Syncing Chef Server with external Git Repo

Hello All,

I am doing some research on how to integrate Chef Server with a Git repo in a way that we only commit to our Git repo (which is hosted on AWS Code Commit) and Chef Server gets the code and data from that Git repo either periodically or on every commit. The reason we want to do this is so that nobody can directly upload anything to Chef Server and all changes are tracked.

Apologies if the question sounds a bit vague as I fairly new to this sort of integration, please let me know and I can provide more information.
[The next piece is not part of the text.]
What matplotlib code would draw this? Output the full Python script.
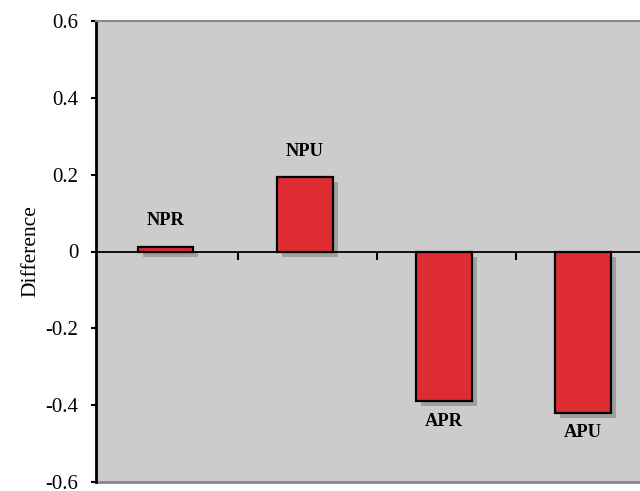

Any help or information would be highly appreciated.

Thanks,
Rahul

1 Like

Set up a Ci system to do this. I'm not familiar with the features of the AWS product, but the basic options are to have your repo run some kind of hook to make the Ci system start, or have the Ci system poll your git repo periodically.

Then you just need to configure the Ci system to run the same commands that you would run if you were doing this manually (e.g., knife upload and so on).

You might also want to run some tests on your cookbooks and such as part of a pipeline to do some basic verification of the code before it goes to the Chef Server, but the details of that depend on how much work you are willing to put into configuring the pipeline and what your requirements are.

Here is an example where the chef key file is stored on a ci server, and each cookbook has a .berkshelf directory that contains a json file with the config of which chef servers to upload to.

Assuming you are using something like jenkins, team city, gitlab -ci that integrates with your version git server. Te following script would be configured to only run on merge to master, or every time a git tag is created.

- rm -f Berksfile.lock
- echo "$LAB_CHEF_KEY" > "/foobar/private-key.pem"
- berks install --config=.berkshelf/foo.json
- berks upload --config=.berkshelf/foo.json
- rm /foobar/private-key.pem

Inside the cookbook in .berkshelf/foo.json

{
  "chef": {
    "chef_server_url": "https://chef.example.com/organizations/foobar",
    "client_key": "/foobar/private-key.pem",
    "node_name": "foobar"
  },
  "ssl": {
    "verify": true
  }
}

You can also look into facebooks grocery delivery

I would suggest to keep at least two chef-server environments. One for production and the other for dev/test.
As soon as the cookbooks changes passes your tests an automated process can upload those changes to your production chef-server.

@r4hul I know its been many days .But how did you get this thing done?

@kallistec It seems to be a good idea to have a CI system around it.